For the past five years, we have been attempting to keep bees. Just when we feel like we have them figured out, we are reminded that we do not. Some summers the bees are content and build perfect frames of honey. Other summers, they swarm every few days and the whole farm crew is on their toes watching for the bees leaving to find a new home.
This past winter we lost all ten of our hives. We haven’t had 100% loss since our first year when we only had one hive on the farm. Not so many years ago winter survival of honeybee colonies was not a major problem in our area. Experts are reeling to determine exactly why so many colonies are dying even when they have stores of honey left to eat. Most scientific articles point to two things and assume they work with each other to create the problem.

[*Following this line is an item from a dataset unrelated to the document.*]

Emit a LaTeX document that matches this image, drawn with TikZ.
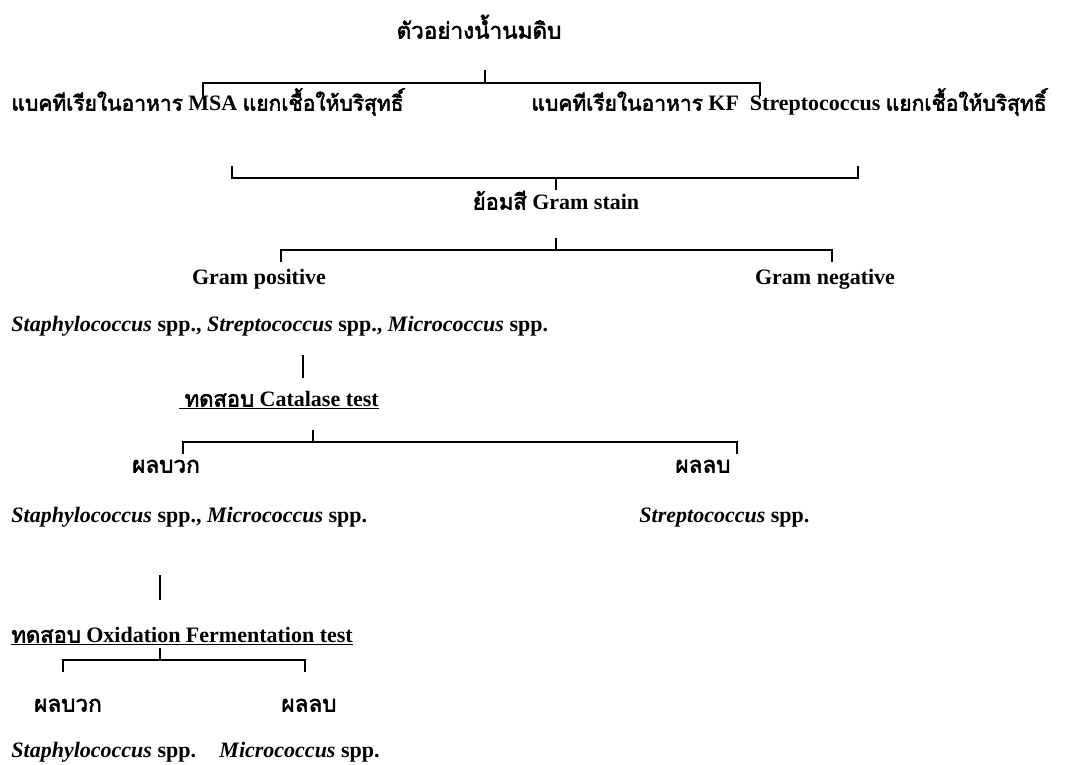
\documentclass[tikz,border=0pt]{standalone}
\usepackage{fontspec}
\setmainfont{Liberation Serif}
\newfontfamily\thai[Script=Thai,AutoFakeBold=2.5]{Loma}
\tikzset{
	lbl/.style={inner sep=0.75pt, text height=15pt, text depth=4pt,
		font=\fontsize{22}{26}\selectfont\bfseries},
	lft/.style={lbl, anchor=west},
	th/.style={font=\fontsize{22.5}{26}\selectfont\bfseries\thai},
}
\newcommand{\thr}[1]{{\fontsize{21}{26}\selectfont\thai #1}}
\begin{document}
\begin{tikzpicture}[x=1pt,y=-1pt,line width=1.4pt]
	\useasboundingbox (0,0) rectangle (1075,764);
	% texts
	\node[lbl,th] (milk) at (479,33) {ตัวอย่างน้ำนมดิบ};
	\node[lft] (msa) at (10,105) {\thr{แบคทีเรียในอาหาร} MSA \thr{แยกเชื้อให้บริสุทธิ์}};
	\node[lft] (kf) at (530,105) {\thr{แบคทีเรียในอาหาร} KF\ \ Streptococcus \thr{แยกเชื้อให้บริสุทธิ์}};
	\node[lbl] (stain) at (556,204) {{\thai ย้อมสี} Gram stain};
	\node[lbl] (gpos) at (259,279) {Gram positive};
	\node[lbl] (gneg) at (825,279) {Gram negative};
	\node[lft] (gposlist) at (10,326) {\textit{Staphylococcus} spp., \textit{Streptococcus} spp., \textit{Micrococcus} spp.};
	\node[lbl] (cat) at (279,401) {\underline{\ {\thai ทดสอบ} Catalase test}};
	\node[lbl,th] (catpos) at (166,467) {ผลบวก};
	\node[lbl,th] (catneg) at (703,467) {ผลลบ};
	\node[lft] (catposlist) at (10,517) {\textit{Staphylococcus} spp., \textit{Micrococcus} spp.};
	\node[lft] (catneglist) at (638,517) {\textit{Streptococcus} spp.};
	\node[lft] (of) at (10,637) {\underline{{\thai ทดสอบ} Oxidation Fermentation test}};
	\node[lbl,th] (ofpos) at (68,706) {ผลบวก};
	\node[lbl,th] (ofneg) at (309,706) {ผลลบ};
	\node[lft] (ofposlist) at (10,752) {\textit{Staphylococcus} spp.};
	\node[lft] (ofneglist) at (218,752) {\textit{Micrococcus} spp.};
	% brackets
	\coordinate (a0) at (485,70);
	\coordinate (ah) at (485,83);
	\coordinate (a1) at (203,96);
	\coordinate (a2) at (760,96);
	\draw (a0) -- (ah) -| (a1);
	\draw (ah) -| (a2);
	\coordinate (b0) at (556,190);
	\coordinate (bh) at (556,178);
	\coordinate (b1) at (232,166);
	\coordinate (b2) at (858,166);
	\draw (b0) -- (bh) -| (b1);
	\draw (bh) -| (b2);
	\coordinate (c0) at (556,238);
	\coordinate (ch) at (556,250);
	\coordinate (c1) at (281,262);
	\coordinate (c2) at (832,262);
	\draw (c0) -- (ch) -| (c1);
	\draw (ch) -| (c2);
	\coordinate (d0) at (303,355);
	\coordinate (d1) at (303,378);
	\draw (d0) -- (d1);
	\coordinate (e0) at (313,430);
	\coordinate (eh) at (313,442);
	\coordinate (e1) at (183,454);
	\coordinate (e2) at (737,454);
	\draw (e0) -- (eh) -| (e1);
	\draw (eh) -| (e2);
	\coordinate (f0) at (160,575);
	\coordinate (f1) at (160,600);
	\draw (f0) -- (f1);
	\coordinate (g0) at (160,648);
	\coordinate (gh) at (160,660);
	\coordinate (g1) at (63,672);
	\coordinate (g2) at (305,672);
	\draw (g0) -- (gh) -| (g1);
	\draw (gh) -| (g2);
\end{tikzpicture}
\end{document}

The first is pesticide chemicals on our landscape and the second is a tiny beetle, called the viroa mite that parasitizes the weakened bees.
We originally purchased the hives with the intent of achieving better pollination in our vegetable crops. This is an important and often overlooked step in the growing process. We figured that cucumbers, squash and other cucurbits would be the primary attractant for our bees. That first growing season, we planted cukes right next to the hives. Much to our surprise, we never really saw our honeybees in these plants. Only native bumblebees and other pollinating insects. The same went for most of our varieties that require insect pollination. Matter of fact, the bumblebees built the underground nests right in our high tunnel two seasons ago and caused quite a commotion every time we came close to stepping on them.
What we’ve come to learn is that our non-native honeybees are absolutely beneficial for fruit and nut trees, but not so much for a vegetable garden. What is important is maintaining a safe place for the native pollinators. Eliminating chemicals that cause weakened immune systems in insects and reducing the urge to mow every square inch of our property. Perhaps even go so far as to plant some wildflowers or shrubbery for pollinator habitat.